When we analyse the AWS ALB controller logs, we get to know that an update operation request was received at almost the same time. However, the actual ModifyRule action to change weight was triggered only after about 1 minute and 10 seconds. Ultimately, the problem seems to be that there is a time difference between the lb-controller’s update operation request for weight change and the actual lb-listener rule modification API.

We discovered that our use of dynamicStableScale caused older replica sets to scale down before the traffic shift from the load balancer. This created a lag between the canary weight change and the actual traffic switch from the load balancer, leading to problems. Similar to this, one issue is raised here.
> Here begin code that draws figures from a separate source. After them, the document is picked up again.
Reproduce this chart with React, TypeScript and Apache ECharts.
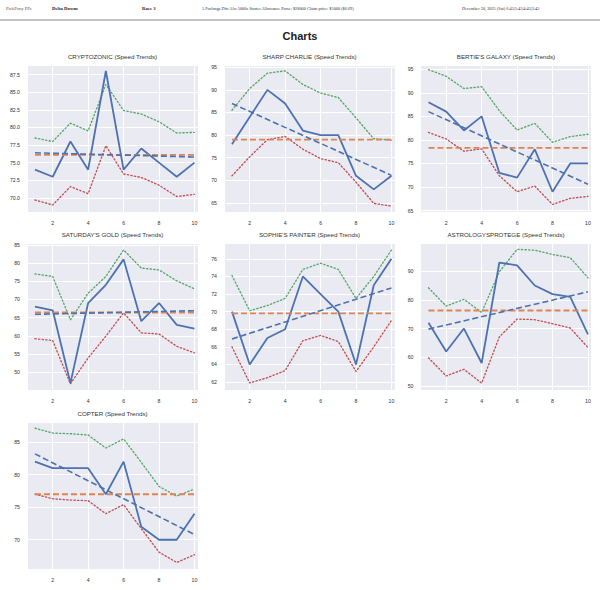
import React, { useEffect, useRef } from "react";
import * as echarts from "echarts";

// ---------- data ----------
const raceNumbers = [1, 2, 3, 4, 5, 6, 7, 8, 9, 10];
const xTickLabels = ["2", "4", "6", "8", "10"];

const horseNames = [
  "CRYPTOZONIC",
  "SHARP CHARLIE",
  "BERTIE'S GALAXY",
  "SATURDAY'S GOLD",
  "SOPHIE'S PAINTER",
  "ASTROLOGYSPROTEGE",
  "COPTER",
];

const cryptozonicSpeed = [74, 73, 78, 74, 88, 74, 77, 75, 73, 75];
const cryptozonicUpper = [78.5, 78.0, 80.6, 79.5, 86.1, 82.4, 81.9, 80.8, 79.2, 79.3];
const cryptozonicLower = [69.7, 69.0, 71.6, 70.6, 77.4, 73.4, 72.9, 71.8, 70.2, 70.5];

const sharpCharlieSpeed = [78, 84, 90, 87, 81, 80, 80, 71, 68, 71];
const sharpCharlieUpper = [85.5, 90.3, 93.7, 94.2, 91.2, 89.3, 88.3, 83.8, 79.2, 78.9];
const sharpCharlieLower = [71.0, 75.2, 79.0, 79.7, 76.9, 74.8, 73.9, 69.6, 64.9, 64.3];

const bertiesGalaxySpeed = [88, 86, 82, 85, 73, 72, 78, 69, 75, 75];
const bertiesGalaxyUpper = [94.9, 93.5, 90.9, 91.3, 86.2, 82.1, 83.5, 79.5, 80.7, 81.2];
const bertiesGalaxyLower = [81.6, 80.2, 77.6, 78.1, 72.4, 69.0, 70.2, 66.3, 67.6, 68.0];

const saturdaysGoldSpeed = [68, 67, 47, 69, 74, 81, 64, 69, 63, 62];
const saturdaysGoldUpper = [77.0, 76.3, 64.4, 71.7, 76.3, 83.6, 78.6, 78.1, 75.1, 72.9];
const saturdaysGoldLower = [59.2, 58.7, 46.8, 53.9, 59.9, 66.3, 60.8, 60.5, 57.1, 55.3];

const sophiesPainterSpeed = [70, 64, 67, 68, 74, 72, 70, 64, 73, 76];
const sophiesPainterUpper = [74.1, 70.1, 70.7, 71.5, 74.8, 75.5, 74.8, 71.5, 74.0, 77.0];
const sophiesPainterLower = [66.0, 61.9, 62.5, 63.3, 66.7, 67.3, 66.6, 63.2, 66.0, 69.0];

const astrologysprotegeSpeed = [72, 62, 70, 58, 93, 92, 85, 82, 81, 68];
const astrologysprotegeUpper = [84.2, 77.8, 80.2, 75.6, 89.8, 97.6, 97.3, 95.8, 94.7, 87.7];
const astrologysprotegeLower = [59.8, 53.5, 55.8, 51.0, 67.1, 73.3, 73.1, 71.7, 70.2, 63.4];

const copterSpeed = [82, 81, 81, 81, 77, 82, 72, 70, 70, 74];
const copterUpper = [87.15, 86.4, 86.3, 86.1, 84.1, 85.5, 81.9, 78.2, 76.7, 77.8];
const copterLower = [77.0, 76.3, 76.1, 76.0, 74.0, 75.4, 71.7, 68.1, 66.5, 67.7];

const speedSeries = [
  cryptozonicSpeed, sharpCharlieSpeed, bertiesGalaxySpeed, saturdaysGoldSpeed,
  sophiesPainterSpeed, astrologysprotegeSpeed, copterSpeed,
];
const upperSeries = [
  cryptozonicUpper, sharpCharlieUpper, bertiesGalaxyUpper, saturdaysGoldUpper,
  sophiesPainterUpper, astrologysprotegeUpper, copterUpper,
];
const lowerSeries = [
  cryptozonicLower, sharpCharlieLower, bertiesGalaxyLower, saturdaysGoldLower,
  sophiesPainterLower, astrologysprotegeLower, copterLower,
];

const meanSpeeds = [76.1, 79.0, 78.3, 66.4, 69.8, 76.3, 77.0];
const trendStarts = [76.4, 87.0, 86.0, 65.9, 66.9, 69.8, 83.2];
const trendEnds = [75.8, 71.1, 70.6, 66.9, 72.7, 82.8, 70.8];

const yMins = [68.0, 63.0, 64.7, 45.1, 61.1, 48.6, 65.5];
const yMaxs = [88.85, 95.5, 95.9, 85.5, 77.8, 99.8, 88.1];
const ySteps = [2.5, 5, 5, 5, 2, 10, 5];
const yDecimals = [1, 0, 0, 0, 0, 0, 0];

const headerTrack = "Delta Downs";
const headerRace = "Race 3";
const headerConditions =
  "5 Furlongs Dirt Alw 5000s Starter Allowance Purse: $28000 Claim price: $5000 ($6.69)";
const headerDate = "December 20, 2025 (Sat) 6:45|5:45|4:45|3:45";

// ---------- layout / style ----------
const BLUE = "#4C72B0";
const ORANGE = "#DD8452";
const GREEN = "#55A868";
const RED = "#C44E52";
const SANS = "'Liberation Sans', Arial, sans-serif";
const SERIF = "'Liberation Serif', 'DejaVu Serif', serif";

const colLeft = [27, 224, 420.5];
const rowTop = [65, 243, 422];
const plotW = 171;
const plotH = 147;
const X_MIN = 0.55;
const X_MAX = 10.2;

function buildOption() {
  const grids: any[] = [];
  const xAxes: any[] = [];
  const yAxes: any[] = [];
  const series: any[] = [];
  const graphics: any[] = [];

  horseNames.forEach((name, i) => {
    const col = i % 3;
    const row = Math.floor(i / 3);
    const left = colLeft[col];
    const top = rowTop[row];
    grids.push({
      left,
      top,
      width: plotW,
      height: plotH,
      show: true,
      backgroundColor: "#EAEAF2",
      borderWidth: 0,
      containLabel: false,
    });
    xAxes.push({
      gridIndex: i,
      type: "value",
      min: X_MIN,
      max: X_MAX,
      minInterval: 2,
      maxInterval: 2,
      axisLine: { show: false },
      axisTick: { show: false },
      axisLabel: {
        showMinLabel: false,
        showMaxLabel: false,
        fontSize: 5.2,
        color: "#333",
        margin: 8,
        fontFamily: SANS,
        formatter: (v: number) => {
          const s = String(Math.round(v));
          return xTickLabels.includes(s) ? s : "";
        },
      },
      splitLine: { show: true, lineStyle: { color: "#ffffff", width: 1 } },
    });
    yAxes.push({
      gridIndex: i,
      type: "value",
      min: yMins[i],
      max: yMaxs[i],
      minInterval: ySteps[i],
      maxInterval: ySteps[i],
      axisLine: { show: false },
      axisTick: { show: false },
      axisLabel: {
        showMinLabel: false,
        showMaxLabel: false,
        fontSize: 5.2,
        color: "#333",
        margin: 7,
        fontFamily: SANS,
        formatter: (v: number) => v.toFixed(yDecimals[i]),
      },
      splitLine: { show: true, lineStyle: { color: "#ffffff", width: 1 } },
    });

    const base = {
      type: "line",
      xAxisIndex: i,
      yAxisIndex: i,
      symbol: "none",
      showSymbol: false,
      silent: true,
      clip: true,
    };
    const first = raceNumbers[0];
    const last = raceNumbers[raceNumbers.length - 1];
    series.push({
      ...base,
      name: "upper",
      data: raceNumbers.map((r, k) => [r, upperSeries[i][k]]),
      lineStyle: { color: GREEN, width: 1.35, type: [1.3, 2.3], cap: "round" },
      z: 2,
    });
    series.push({
      ...base,
      name: "lower",
      data: raceNumbers.map((r, k) => [r, lowerSeries[i][k]]),
      lineStyle: { color: RED, width: 1.35, type: [1.3, 2.3], cap: "round" },
      z: 2,
    });
    series.push({
      ...base,
      name: "speed",
      data: raceNumbers.map((r, k) => [r, speedSeries[i][k]]),
      lineStyle: { color: BLUE, width: 1.8, type: "solid" },
      z: 3,
    });
    series.push({
      ...base,
      name: "mean",
      data: [
        [first, meanSpeeds[i]],
        [last, meanSpeeds[i]],
      ],
      lineStyle: { color: ORANGE, width: 1.9, type: [6, 3] },
      z: 4,
    });
    series.push({
      ...base,
      name: "trend",
      data: [
        [first, trendStarts[i]],
        [last, trendEnds[i]],
      ],
      lineStyle: { color: BLUE, width: 1.6, type: [6, 3] },
      z: 4,
    });

    graphics.push({
      type: "text",
      x: left + plotW / 2,
      y: top - 9,
      style: {
        text: `${name} (Speed Trends)`,
        fontSize: 6.2,
        fontFamily: SANS,
        fill: "#333",
        align: "center",
        verticalAlign: "middle",
      },
    });
  });

  // header
  const headerY = 8;
  graphics.push(
    {
      type: "text",
      x: 6,
      y: headerY,
      style: { text: "PickPony PPs", fontSize: 4.6, fontFamily: SERIF, fill: "#555", verticalAlign: "middle" },
    },
    {
      type: "text",
      x: 52,
      y: headerY,
      style: { text: headerTrack, fontSize: 4.8, fontWeight: "bold", fontFamily: SERIF, fill: "#222", verticalAlign: "middle" },
    },
    {
      type: "text",
      x: 142,
      y: headerY,
      style: { text: headerRace, fontSize: 4.8, fontWeight: "bold", fontFamily: SERIF, fill: "#222", verticalAlign: "middle" },
    },
    {
      type: "text",
      x: 202,
      y: headerY,
      style: { text: headerConditions, fontSize: 4.3, fontFamily: SERIF, fill: "#333", verticalAlign: "middle" },
    },
    {
      type: "text",
      x: 462,
      y: headerY,
      style: { text: headerDate, fontSize: 4.3, fontFamily: SERIF, fill: "#333", verticalAlign: "middle" },
    },
    {
      type: "line",
      shape: { x1: 0, y1: 20, x2: 600, y2: 20 },
      style: { stroke: "#b0b0b0", lineWidth: 1.6 },
    },
    {
      type: "text",
      x: 300,
      y: 36,
      style: {
        text: "Charts",
        fontSize: 11,
        fontWeight: "bold",
        fontFamily: SANS,
        fill: "#222",
        align: "center",
        verticalAlign: "middle",
      },
    }
  );

  return {
    animation: false,
    backgroundColor: "#ffffff",
    grid: grids,
    xAxis: xAxes,
    yAxis: yAxes,
    series,
    graphic: graphics,
  };
}

export default function App() {
  const ref = useRef<HTMLDivElement>(null);
  useEffect(() => {
    if (!ref.current) return;
    const chart = echarts.init(ref.current, undefined, { renderer: "svg" });
    chart.setOption(buildOption() as any);
    return () => chart.dispose();
  }, []);
  return (
    <div
      ref={ref}
      style={{ position: "absolute", left: 0, top: 0, width: 600, height: 590 }}
    />
  );
}
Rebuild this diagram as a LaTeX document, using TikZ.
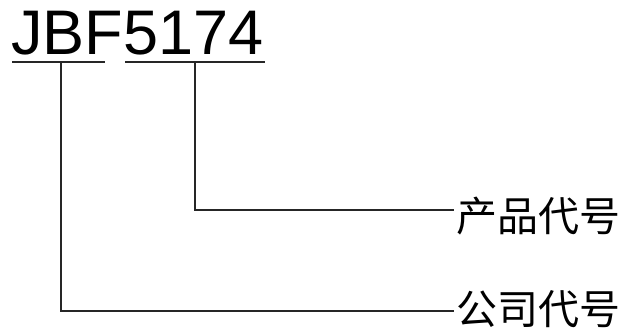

To address this, we disabled dynamicStableScale and increased the scaleDownDelaySeconds from 30 seconds (default) to 60 seconds, which will wait for 60 seconds before scaling down the older replicaset pods.

  spec:
    strategy:
      canary:
        dynamicStableScale: false
        scaleDownDelaySeconds: 60

This solved the 502 errors entirely, but it came with a trade-off. Although we resolved the issue, we lost the benefit of downsizing the older ReplicaSets during deployment, resulting in doubled CPU, memory, and pod usage temporarily.

Conclusion

Whenever we think of using AWS ALB as traffic routing with Argo Rollout as a deployment strategy, we explicitly need to configure multiple things, which makes it difficult to set up the rollout specs as configurations can vary from application to application. As the limitation of the AWS ALB controller with the Argo Rollout dynamicStableScale while making it true. We lost the advantage of downscaling the pods during the deployment, which then led to doubling the infrastructure, which became the same as the blue and green deployment strategies. As one of the main purposes of using the canary strategy was to not double the infra from a resource and cost perspective, it got lost.